En 1972, Jeffrey Race sort cet ouvrage devenu depuis une référence dans l'étude de la guerre du Viêtnam : War Comes to Long An. Il y explique la victoire, dans une province du Sud-Viêtnam, d'un mouvement social révolutionnaire, conduit par le parti communiste, utilisant les techniques de la guerre populaire. Le livre se divise en deux parties : l'auteur se concentre dans la première, la plus longue, sur la période 1954-1965, où il analyse les facteurs ayant mené à la victoire du mouvement révolutionnaire. Une deuxième partie revient sur l'évolution de la situation avec l'intervention américaine. Race a lui-même été conseiller d'un chef de district sud-viêtnamien en 1967, dans une autre province : il est donc bien placé pour affirmer que les Américains ne se sont pas suffisamment intéressés au Viêtnam. Long An est une province emblématique : le chef de province dirige aussi, à partir de 1957, les forces militaires. Jeffrey Race travaille surtout à partir d'interviews avec les Viêtnamiens et de documents capturés.

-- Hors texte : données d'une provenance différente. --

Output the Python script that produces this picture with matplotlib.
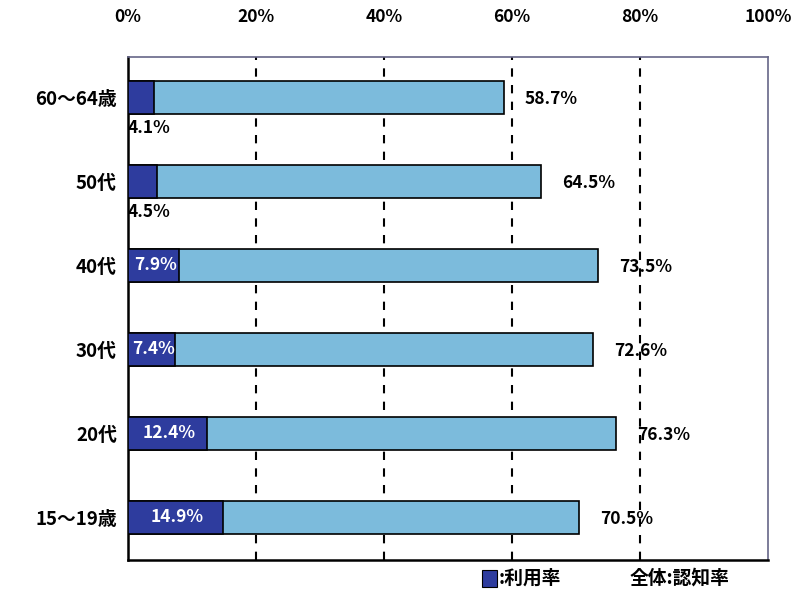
import matplotlib
matplotlib.use("Agg")
import matplotlib.pyplot as plt
from matplotlib.patches import Rectangle

plt.rcParams['font.family'] = ['Noto Sans CJK JP', 'DejaVu Sans']

categories = ["60～64歳", "50代", "40代", "30代", "20代", "15～19歳"]
awareness = [58.7, 64.5, 73.5, 72.6, 76.3, 70.5]   # 全体:認知率
usage = [4.1, 4.5, 7.9, 7.4, 12.4, 14.9]           # 利用率
xticks = [0, 20, 40, 60, 80, 100]
xtick_labels = ["0%", "20%", "40%", "60%", "80%", "100%"]

dark = "#2E3C9E"
light = "#7CBBDC"

fig = plt.figure(figsize=(7.93, 5.90), dpi=100)
ax = fig.add_axes([0.1614, 0.0508, 0.8071, 0.8526])

ypos = list(range(len(categories)))
bh = 0.39
ax.barh(ypos, awareness, height=bh, color=light, edgecolor="black", linewidth=1.2, zorder=3)
ax.barh(ypos, usage, height=bh, color=dark, edgecolor="black", linewidth=1.2, zorder=4)

lab_kw = dict(fontsize=12.5, fontweight="bold", zorder=5)
for y, a, u in zip(ypos, awareness, usage):
    ax.text(a + 3.3, y + 0.02, f"{a}%", ha="left", va="center", **lab_kw)
    if u < 6:
        ax.text(0.0, y + 0.36, f"{u}%", ha="left", va="center", **lab_kw)
    else:
        ax.text(u / 2 + 0.3, y, f"{u}%", ha="center", va="center", color="white", **lab_kw)

ax.set_xlim(0, 100)
ax.set_ylim(5.51, -0.48)
ax.set_yticks(ypos)
ax.set_yticklabels(categories, fontsize=13.5, fontweight="bold")
ax.set_xticks(xticks)
ax.set_xticklabels(xtick_labels, fontsize=12.5, fontweight="bold")
ax.xaxis.tick_top()
ax.tick_params(axis="x", length=0, pad=22)
ax.tick_params(axis="y", length=0, pad=8)
for x in xticks[1:-1]:
    ax.axvline(x, color="black", linestyle=(0, (4, 4)), linewidth=1.5, zorder=1)
for s in ax.spines.values():
    s.set_linewidth(1.2)
ax.spines["top"].set_color("#666688")
ax.spines["right"].set_color("#666688")
ax.spines["left"].set_linewidth(1.8)
ax.spines["bottom"].set_linewidth(1.8)

# legend text under the plot
fig.patches.append(Rectangle((482 / 793, 1 - 587 / 590), 15 / 793, 17 / 590,
                             transform=fig.transFigure, facecolor=dark, edgecolor="black", linewidth=0.8))
fig.text(499 / 793, 1 - 578 / 590, ":利用率", fontsize=13.5, fontweight="bold", va="center", ha="left")
fig.text(630 / 793, 1 - 578 / 590, "全体:認知率", fontsize=13.5, fontweight="bold", va="center", ha="left")

fig.savefig("out.png", dpi=100)
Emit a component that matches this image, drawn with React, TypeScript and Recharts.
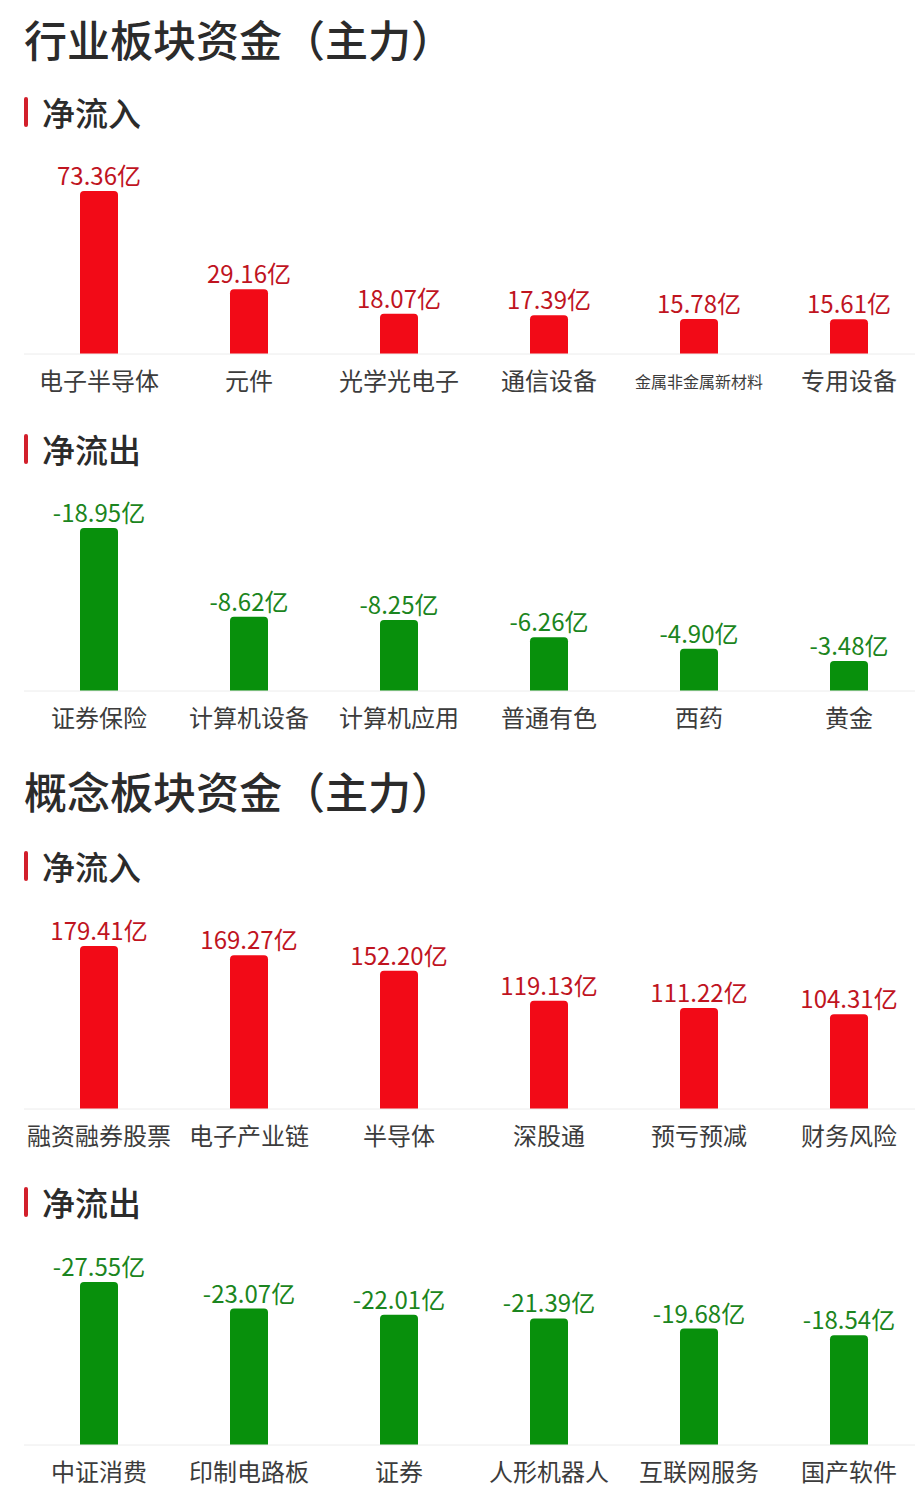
import React from "react";
import { BarChart, Bar, XAxis, YAxis, LabelList } from "recharts";

const industryInNames = ["电子半导体", "元件", "光学光电子", "通信设备", "金属非金属新材料", "专用设备"];
const industryInValues = [73.36, 29.16, 18.07, 17.39, 15.78, 15.61];

const industryOutNames = ["证券保险", "计算机设备", "计算机应用", "普通有色", "西药", "黄金"];
const industryOutValues = [-18.95, -8.62, -8.25, -6.26, -4.9, -3.48];

const conceptInNames = ["融资融券股票", "电子产业链", "半导体", "深股通", "预亏预减", "财务风险"];
const conceptInValues = [179.41, 169.27, 152.2, 119.13, 111.22, 104.31];

const conceptOutNames = ["中证消费", "印制电路板", "证券", "人形机器人", "互联网服务", "国产软件"];
const conceptOutValues = [-27.55, -23.07, -22.01, -21.39, -19.68, -18.54];

const FONT = '"Noto Sans CJK SC", "Noto Sans", sans-serif';
const RED = "#f20a17";
const GREEN = "#08900c";
const RED_TEXT = "#c0141f";
const GREEN_TEXT = "#1b8520";

function CategoryTick({ x, y, payload }: any) {
  const long = payload.value.length > 6;
  return (
    <text
      x={x}
      y={y + (long ? 19 : 17)}
      textAnchor="middle"
      dominantBaseline="central"
      fontFamily={FONT}
      fontSize={long ? 16 : 24}
      fill="#3c3c3c"
    >
      {payload.value}
    </text>
  );
}

function FlowChart({ top, names, values, color, textColor }: any) {
  const data = names.map((name: string, i: number) => ({
    name,
    value: values[i],
    height: Math.abs(values[i]),
  }));
  const max = Math.max(...data.map((d: any) => d.height));
  return (
    <div style={{ position: "absolute", left: 24, top: top - 40 }}>
      <BarChart
        width={900}
        height={263}
        data={data}
        margin={{ top: 40, right: 0, left: 0, bottom: 0 }}
      >
        <XAxis
          dataKey="name"
          axisLine={{ stroke: "#ececec" }}
          tickLine={false}
          interval={0}
          height={60}
          tick={<CategoryTick />}
        />
        <YAxis hide domain={[0, max]} />
        <Bar
          dataKey="height"
          fill={color}
          barSize={38}
          radius={[4, 4, 0, 0]}
          isAnimationActive={false}
        >
          <LabelList
            dataKey="value"
            position="top"
            offset={6}
            fill={textColor}
            fontSize={24}
            fontFamily={FONT}
            formatter={(v: any) => `${Number(v).toFixed(2)}亿`}
          />
        </Bar>
      </BarChart>
    </div>
  );
}

function Title({ top, text }: any) {
  return (
    <div
      style={{
        position: "absolute",
        left: 24,
        top: top - 30,
        height: 60,
        lineHeight: "60px",
        fontSize: 43,
        fontWeight: 500,
        color: "#2b2b2b",
        fontFamily: FONT,
        whiteSpace: "nowrap",
      }}
    >
      {text}
    </div>
  );
}

function SubTitle({ top, text }: any) {
  return (
    <div style={{ position: "absolute", left: 24, top: top - 22, height: 44 }}>
      <div
        style={{
          position: "absolute",
          left: 0,
          top: 7,
          width: 4,
          height: 30,
          background: "#d21f2b",
          borderRadius: 2,
        }}
      />
      <div
        style={{
          position: "absolute",
          left: 18,
          top: 0,
          lineHeight: "44px",
          fontSize: 33,
          fontWeight: 500,
          color: "#2b2b2b",
          fontFamily: FONT,
          whiteSpace: "nowrap",
        }}
      >
        {text}
      </div>
    </div>
  );
}

export default function App() {
  return (
    <div
      style={{
        position: "absolute",
        left: 0,
        top: 0,
        width: 915,
        height: 1499,
        overflow: "hidden",
        background: "#fff",
      }}
    >
      <Title top={38} text="行业板块资金（主力）" />
      <SubTitle top={112} text="净流入" />
      <FlowChart top={191} names={industryInNames} values={industryInValues} color={RED} textColor={RED_TEXT} />
      <SubTitle top={449} text="净流出" />
      <FlowChart top={528} names={industryOutNames} values={industryOutValues} color={GREEN} textColor={GREEN_TEXT} />
      <Title top={790} text="概念板块资金（主力）" />
      <SubTitle top={866} text="净流入" />
      <FlowChart top={946} names={conceptInNames} values={conceptInValues} color={RED} textColor={RED_TEXT} />
      <SubTitle top={1202} text="净流出" />
      <FlowChart top={1282} names={conceptOutNames} values={conceptOutValues} color={GREEN} textColor={GREEN_TEXT} />
    </div>
  );
}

Long An est une province du delta du Mékong, située à l'ouest et au sud de Saïgon. Son rôle de couverture de la capitale la rend stratégique. La fin de la guerre d'Indochine, en 1954, n'abolit pas la structure clandestine politique du Viêtminh qui s'y est installée. Les paysans sont particulièrement mécontents du système des conseils de villages qui donnent pouvoir aux grands propriétaires terriens pour conserver le contrôle du sol. Les chefs de province sous Diêm ne reconnaissent pas ce problème fondamental, mettant au premier plan comme explication de la résurgence de la guérilla la corruption des fonctionnaires ou leur incompétence. Le régime de Diêm, qui a d'autres préoccupations au départ, ne tarde pas cependant à militariser le chef de province qui en 1957 contrôle les forces militaires. La police secrète, la Cong An, traque les maquis dormants du Viêtminh. Le programme d'action civique mis en oeuvre dès 1955 ne prend pas, notamment parce que les cadres viennent du nord et du centre du pays qui ont une mentalité différente des gens du sud. Le Viêtminh a laissé de quoi ressusciter l'infrastructure politique et militaire au Sud-Viêtnam après 1954. Mais le parti ne coordonne pas son action au moment de l'écrasement des Binh Xuyen, en 1955, par Diêm ; en 1956, la situation devient difficile pour la structure clandestine viêtminh. Mais les paysans ne voient pas d'un bon oeil le retour des grands propriétaires exilés ni d'un régime dont les chefs ont collaboré avec les Français pendant la guerre d'Indochine.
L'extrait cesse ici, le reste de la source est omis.